***** Source material *****
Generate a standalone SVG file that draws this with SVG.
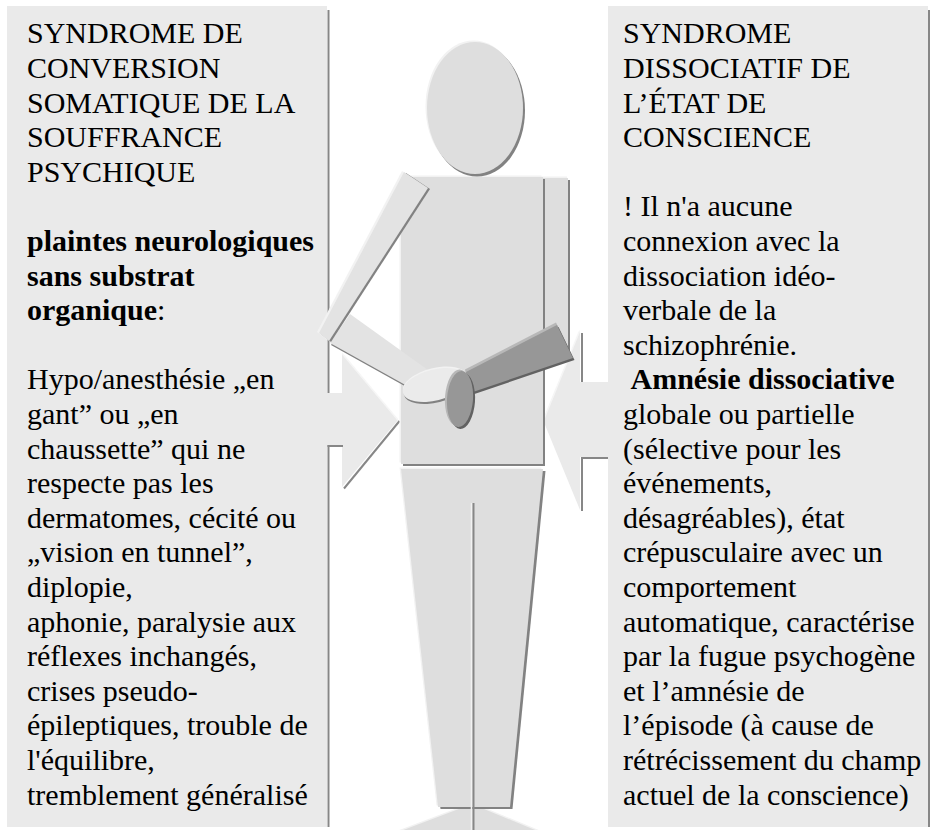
<svg xmlns="http://www.w3.org/2000/svg" xmlns:xlink="http://www.w3.org/1999/xlink" width="930" height="830" viewBox="0 0 930 830">
  <style>
    .panel { fill: #eaeaea; }
    .edge { stroke: #878787; stroke-width: 2; fill: none; }
    .lite { stroke: #f6f6f6; stroke-width: 1.5; fill: none; }
    .t { font-size: 30px; fill: #000; }
    .b { font-weight: bold; }
    .hl { fill: #f2f2f2; }
    .sh { fill: #828282; }
    .body { fill: #dedede; }
    .limb { fill: #e3e3e3; }
    .hand { fill: #ebebeb; }
    .dark { fill: #979797; }
    .dark-hl { fill: #b8b8b8; }
    .dark-sh { fill: #626262; }
  </style>

  <defs>
    <!-- body parts of the standing figure; fill comes from each <use> -->
    <ellipse id="head" cx="475" cy="108" rx="48" ry="66"/>
    <rect id="arm-r" x="542" y="178" width="26" height="176"/>
    <rect id="torso" x="401" y="177" width="142" height="287"/>
    <polygon id="legs" points="401,469 543,469 510,807 438,807"/>
    <polygon id="feet" points="398,832 472,804 540,832"/>
    <polygon id="upper-arm-l" points="404,172 428,188 329,341 319,333"/>
    <polygon id="forearm-l" points="350,314 428,370 418,392 330,343"/>
    <ellipse id="hand-l" cx="435" cy="385" rx="33" ry="15.5" transform="rotate(-14 435 385)"/>
    <polygon id="forearm-r" points="466,372 557,325 573,358 470,393"/>
    <ellipse id="hand-r" cx="460" cy="399" rx="13" ry="28" transform="rotate(4 460 399)"/>
  </defs>

  <!-- left callout: conversion syndrome -->
  <g id="panel-conversion">
    <rect class="panel" x="7" y="6" width="320" height="821"/>
    <line class="edge" x1="328.5" y1="10" x2="328.5" y2="827"/>
    <text class="t" font-family="'Liberation Serif', Tinos, 'DejaVu Serif', serif">
      <tspan x="27" y="43.3">SYNDROME DE</tspan>
      <tspan x="27" y="77.9">CONVERSION</tspan>
      <tspan x="27" y="112.5">SOMATIQUE DE LA</tspan>
      <tspan x="27" y="147.1">SOUFFRANCE</tspan>
      <tspan x="27" y="181.7">PSYCHIQUE</tspan>
      <tspan x="27" y="250.9" class="b">plaintes neurologiques</tspan>
      <tspan x="27" y="285.5" class="b">sans substrat</tspan>
      <tspan x="27" y="320.1"><tspan class="b">organique</tspan>:</tspan>
      <tspan x="27" y="389.3">Hypo/anesthésie „en</tspan>
      <tspan x="27" y="423.9">gant” ou „en</tspan>
      <tspan x="27" y="458.5">chaussette” qui ne</tspan>
      <tspan x="27" y="493.1">respecte pas les</tspan>
      <tspan x="27" y="527.7">dermatomes, cécité ou</tspan>
      <tspan x="27" y="562.3">„vision en tunnel”,</tspan>
      <tspan x="27" y="596.9">diplopie,</tspan>
      <tspan x="27" y="631.5">aphonie, paralysie aux</tspan>
      <tspan x="27" y="666.1">réflexes inchangés,</tspan>
      <tspan x="27" y="700.7">crises pseudo-</tspan>
      <tspan x="27" y="735.3">épileptiques, trouble de</tspan>
      <tspan x="27" y="769.9">l'équilibre,</tspan>
      <tspan x="27" y="804.5">tremblement généralisé</tspan>
    </text>
  </g>

  <!-- right callout: dissociative syndrome -->
  <g id="panel-dissociation">
    <rect class="panel" x="608" y="6" width="320" height="821"/>
    <line class="edge" x1="929" y1="10" x2="929" y2="827"/>
    <text class="t" font-family="'Liberation Serif', Tinos, 'DejaVu Serif', serif">
      <tspan x="623" y="43.3">SYNDROME</tspan>
      <tspan x="623" y="77.9">DISSOCIATIF DE</tspan>
      <tspan x="623" y="112.5">L’ÉTAT DE</tspan>
      <tspan x="623" y="147.1">CONSCIENCE</tspan>
      <tspan x="623" y="216.3">! Il n'a aucune</tspan>
      <tspan x="623" y="250.9">connexion avec la</tspan>
      <tspan x="623" y="285.5">dissociation idéo-</tspan>
      <tspan x="623" y="320.1">verbale de la</tspan>
      <tspan x="623" y="354.7">schizophrénie.</tspan>
      <tspan x="630.5" y="389.3" class="b">Amnésie dissociative</tspan>
      <tspan x="623" y="423.9">globale ou partielle</tspan>
      <tspan x="623" y="458.5">(sélective pour les</tspan>
      <tspan x="623" y="493.1">événements,</tspan>
      <tspan x="623" y="527.7">désagréables), état</tspan>
      <tspan x="623" y="562.3">crépusculaire avec un</tspan>
      <tspan x="623" y="596.9">comportement</tspan>
      <tspan x="623" y="631.5">automatique, caractérise</tspan>
      <tspan x="623" y="666.1">par la fugue psychogène</tspan>
      <tspan x="623" y="700.7">et l’amnésie de</tspan>
      <tspan x="623" y="735.3">l’épisode (à cause de</tspan>
      <tspan x="623" y="769.9">rétrécissement du champ</tspan>
      <tspan x="623" y="804.5">actuel de la conscience)</tspan>
    </text>
  </g>

  <!-- callout pointers aimed at the figure -->
  <g id="connectors">
    <polygon class="panel" points="325,393 342,393 342,353 398,420 342,487 342,445 325,445"/>
    <line class="lite" x1="342.5" y1="354" x2="397.5" y2="419.5"/>
    <polyline class="edge" points="327.5,446 343,446"/>
    <line class="edge" x1="399.5" y1="421" x2="344" y2="488.5"/>

    <polygon class="panel" points="610,382 580,382 580,330 543,420 580,510 580,457 610,457"/>
    <line class="lite" x1="579.5" y1="331" x2="544" y2="419"/>
    <line class="edge" x1="582" y1="333" x2="582" y2="382"/>
    <polyline class="edge" points="582,511 582,458 608,458"/>
  </g>

  <!-- standing figure -->
  <g id="figure">
    <use xlink:href="#feet" href="#feet" class="hl" transform="translate(0,-1.5)"/>
    <use xlink:href="#feet" href="#feet" class="body"/>

    <use xlink:href="#arm-r" href="#arm-r" class="sh" transform="translate(2,2)"/>
    <use xlink:href="#arm-r" href="#arm-r" class="hl" transform="translate(-1,-1.5)"/>
    <use xlink:href="#arm-r" href="#arm-r" class="body"/>

    <use xlink:href="#torso" href="#torso" class="hl" transform="translate(-1.5,-1.5)"/>
    <use xlink:href="#torso" href="#torso" class="sh" transform="translate(2,2)"/>
    <use xlink:href="#torso" href="#torso" class="body"/>

    <use xlink:href="#legs" href="#legs" class="hl" transform="translate(-1.5,-1.5)"/>
    <use xlink:href="#legs" href="#legs" class="sh" transform="translate(2.5,2)"/>
    <use xlink:href="#legs" href="#legs" class="body"/>
    <line x1="471.5" y1="503" x2="471.5" y2="830" stroke="#f2f2f2" stroke-width="1.5"/>
    <line class="edge" x1="473.5" y1="503" x2="473.5" y2="830"/>

    <use xlink:href="#head" href="#head" class="hl" transform="translate(-1.5,-1.5)"/>
    <use xlink:href="#head" href="#head" class="sh" transform="translate(2,2.5)"/>
    <use xlink:href="#head" href="#head" class="body"/>

    <use xlink:href="#forearm-l" href="#forearm-l" class="sh" transform="translate(1,2)"/>
    <use xlink:href="#forearm-l" href="#forearm-l" class="limb"/>

    <use xlink:href="#upper-arm-l" href="#upper-arm-l" class="hl" transform="translate(-2,-1)"/>
    <use xlink:href="#upper-arm-l" href="#upper-arm-l" class="sh" transform="translate(2,1)"/>
    <use xlink:href="#upper-arm-l" href="#upper-arm-l" class="limb"/>

    <use xlink:href="#hand-l" href="#hand-l" class="sh" transform="translate(1,2)"/>
    <use xlink:href="#hand-l" href="#hand-l" class="hl" transform="translate(0,-1.5)"/>
    <use xlink:href="#hand-l" href="#hand-l" class="hand"/>

    <use xlink:href="#forearm-r" href="#forearm-r" class="dark-hl" transform="translate(-1,-2.5)"/>
    <use xlink:href="#forearm-r" href="#forearm-r" class="dark-sh" transform="translate(1.5,2)"/>
    <use xlink:href="#forearm-r" href="#forearm-r" class="dark"/>

    <use xlink:href="#hand-r" href="#hand-r" class="dark-hl" transform="translate(-2,-1.5)"/>
    <use xlink:href="#hand-r" href="#hand-r" class="dark-sh" transform="translate(2,2)"/>
    <use xlink:href="#hand-r" href="#hand-r" class="dark"/>
  </g>
</svg>
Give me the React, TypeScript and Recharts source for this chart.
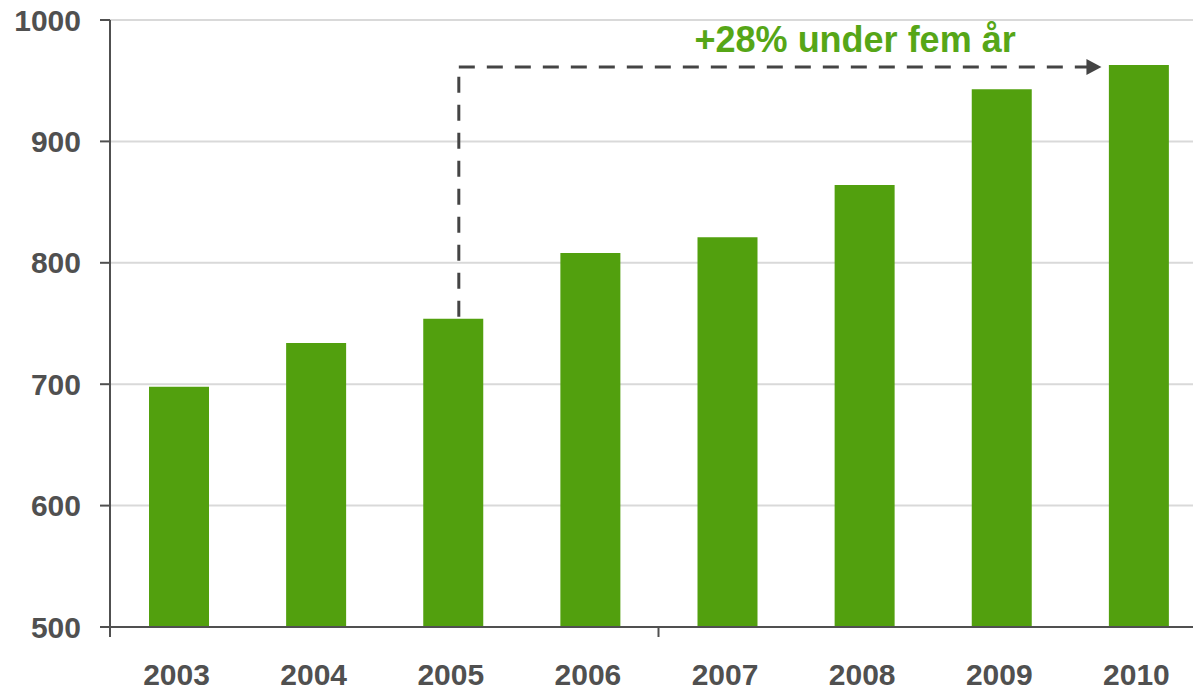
*****
Copy out every line of the listing that includes the string "this".

- [Result]:
Generate a standalone SVG file that draws this with SVG.
Give me the React, TypeScript and Recharts source for this chart.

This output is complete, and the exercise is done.